Внезапно сторож побелел, перекрестился и, наклонившись ко мне, забормотал, точно в бреду:
— Там внизу, под камнями, полно утопленников. Они пляшут на берегу Усопших при лунном свете. Они развешивают липкие водоросли на прибрежных камнях. Путники скользят и падают, а они тут как тут и тащат их на дно морское.
Затем он посмотрел мне в глаза:
— Все-таки хотите спускаться?
— Ну да, папаша Лука, конечно, хочу, и немедленно.
Мой мальчик вместе с Фелиси строил на берегу песочные крепости и замки. Только Клод оставался со мной. Он помалкивал, зная мою безумную страсть к риску.

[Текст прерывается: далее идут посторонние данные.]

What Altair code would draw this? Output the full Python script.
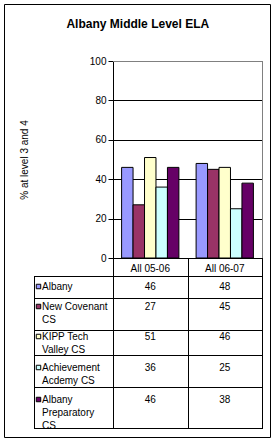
import altair as alt
import pandas as pd

# ---------------- data ----------------
title_text = "Albany Middle Level ELA"
y_title = "% at level 3 and 4"
categories = ["All 05-06", "All 06-07"]
schools = ["Albany", "New Covenant CS", "KIPP Tech Valley CS",
           "Achievement Acdemy CS", "Albany Preparatory CS"]
label_lines = [["Albany"], ["New Covenant", "CS"], ["KIPP Tech", "Valley CS"],
               ["Achievement", "Acdemy CS"], ["Albany", "Preparatory", "CS"]]
values_0506 = [46, 27, 51, 36, 46]
values_0607 = [48, 45, 46, 25, 38]
colors = ["#9999FF", "#993366", "#FFFFCC", "#CCFFFF", "#660066"]
y_ticks = [0, 20, 40, 60, 80, 100]

# ---------------- layout (pixels) ----------------
W, H = 149, 197
LEFT, TOP = 113, 61
row_lines = [276, 298, 330, 355, 387, 428]
row_text_top = [283, 303, 333, 364, 396]
LINE_H = 13
CAP = 7.2
FONT = "Liberation Sans"

# ---------------- tables built from the arrays ----------------
bar_rows = []
for i, s in enumerate(schools):
    for c, vals in zip(categories, [values_0506, values_0607]):
        bar_rows.append({"school": s, "period": c, "value": vals[i],
                         "ty": row_text_top[i] + CAP - TOP})
bars_df = pd.DataFrame(bar_rows)

lab_rows = []
for i, (s, lines) in enumerate(zip(schools, label_lines)):
    for j, t in enumerate(lines):
        lab_rows.append({"school": s, "line": t,
                         "ty": row_text_top[i] + j * LINE_H + CAP - TOP})
labels_df = pd.DataFrame(lab_rows)
sq_df = pd.DataFrame({"school": schools,
                      "sy": [t + 3.5 - TOP for t in row_text_top]})
cat_df = pd.DataFrame({"period": categories})
one = pd.DataFrame({"k": [0]})

xs = alt.Scale(domain=categories, paddingInner=0, paddingOuter=0)
xo = alt.Scale(domain=schools, paddingInner=0, paddingOuter=0.75)
cs = alt.Scale(domain=schools, range=colors)

bars = alt.Chart(bars_df).mark_bar(stroke="black", strokeWidth=1).encode(
    x=alt.X("period:N", scale=xs, axis=None),
    xOffset=alt.XOffset("school:N", scale=xo),
    y=alt.Y("value:Q", scale=alt.Scale(domain=[0, 100]),
            axis=alt.Axis(values=y_ticks, grid=True, gridColor="black", gridWidth=1,
                          tickSize=5, tickColor="black", tickWidth=1,
                          domainColor="black", domainWidth=1,
                          labelFont=FONT, labelFontSize=10, labelColor="black",
                          labelPadding=2,
                          title=y_title, titleFont=FONT, titleFontSize=10,
                          titleFontWeight="normal", titleColor="black",
                          titleAngle=270, titleX=-86, titleY=H / 2,
                          titleAlign="center", titleBaseline="alphabetic")),
    color=alt.Color("school:N", scale=cs, legend=None),
)


def rule(x1, x2, y1, y2, color="black"):
    return alt.Chart(one).mark_rule(color=color, strokeWidth=1).encode(
        x=alt.value(x1), x2=alt.value(x2), y=alt.value(y1), y2=alt.value(y2))


lines = []
# plot border (gray top and right)
lines.append(rule(0, W + 1, 0.5, 0.5, "#808080"))
lines.append(rule(W + 0.5, W + 0.5, 0, H, "#808080"))
# table horizontal lines
for r in row_lines:
    yy = r - TOP + 0.5
    lines.append(rule(34 - LEFT, W + 1, yy, yy))
# table vertical lines
lines.append(rule(34 - LEFT + 0.5, 34 - LEFT + 0.5, row_lines[0] - TOP, row_lines[-1] - TOP + 1))
for c in [113, 188, 262]:
    xx = c - LEFT + 0.5
    lines.append(rule(xx, xx, H, row_lines[-1] - TOP + 1))

frame = alt.Chart(one).mark_rect(fillOpacity=0, stroke="black", strokeWidth=1).encode(
    x=alt.value(4.5 - LEFT), x2=alt.value(270.5 - LEFT),
    y=alt.value(4.5 - TOP), y2=alt.value(437.5 - TOP))

title = alt.Chart(one).mark_text(font=FONT, fontSize=12, fontWeight="bold",
                                 color="black", align="center", baseline="alphabetic").encode(
    x=alt.value(137.8 - LEFT), y=alt.value(28.2 - TOP), text=alt.value(title_text))

cat_text = alt.Chart(cat_df).mark_text(font=FONT, fontSize=10, color="black",
                                       align="center", baseline="alphabetic").encode(
    x=alt.X("period:N", scale=xs, axis=None),
    y=alt.value(271.5 - TOP),
    text="period:N")

val_text = alt.Chart(bars_df).mark_text(font=FONT, fontSize=10, color="black",
                                        align="center", baseline="alphabetic").encode(
    x=alt.X("period:N", scale=xs, axis=None),
    y=alt.Y("ty:Q", scale=None, axis=None),
    text="value:Q")

lab_text = alt.Chart(labels_df).mark_text(font=FONT, fontSize=10, color="black",
                                          align="left", baseline="alphabetic").encode(
    x=alt.value(42 - LEFT),
    y=alt.Y("ty:Q", scale=None, axis=None),
    text="line:N")

squares = alt.Chart(sq_df).mark_square(size=20, stroke="black", strokeWidth=1,
                                       opacity=1).encode(
    x=alt.value(38.5 - LEFT),
    y=alt.Y("sy:Q", scale=None, axis=None),
    color=alt.Color("school:N", scale=cs, legend=None))

chart = alt.layer(frame, bars, *lines, title, cat_text, val_text, lab_text, squares).resolve_scale(
    y="independent"
).properties(
    width=W, height=H,
    autosize=alt.AutoSizeParams(type="none"),
    padding={"left": LEFT, "top": TOP, "right": 276 - LEFT - W, "bottom": 443 - TOP - H},
    background="white",
).configure_view(stroke="transparent")

chart.save("out.html", embed_options={"renderer": "svg", "actions": False})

Он проверил, хорошо ли закреплен мой пояс, и попросил разрешения обвязать бечевой крюк на ремне, затем несколько раз обмотал меня пеньковым тросом, не доверяя прочности кожи, и наконец я начала спускаться в черную пасть расщелины. Я отталкивалась от скалы то правой, то левой рукой, как учил меня сторож, и все же ободрала себе локти.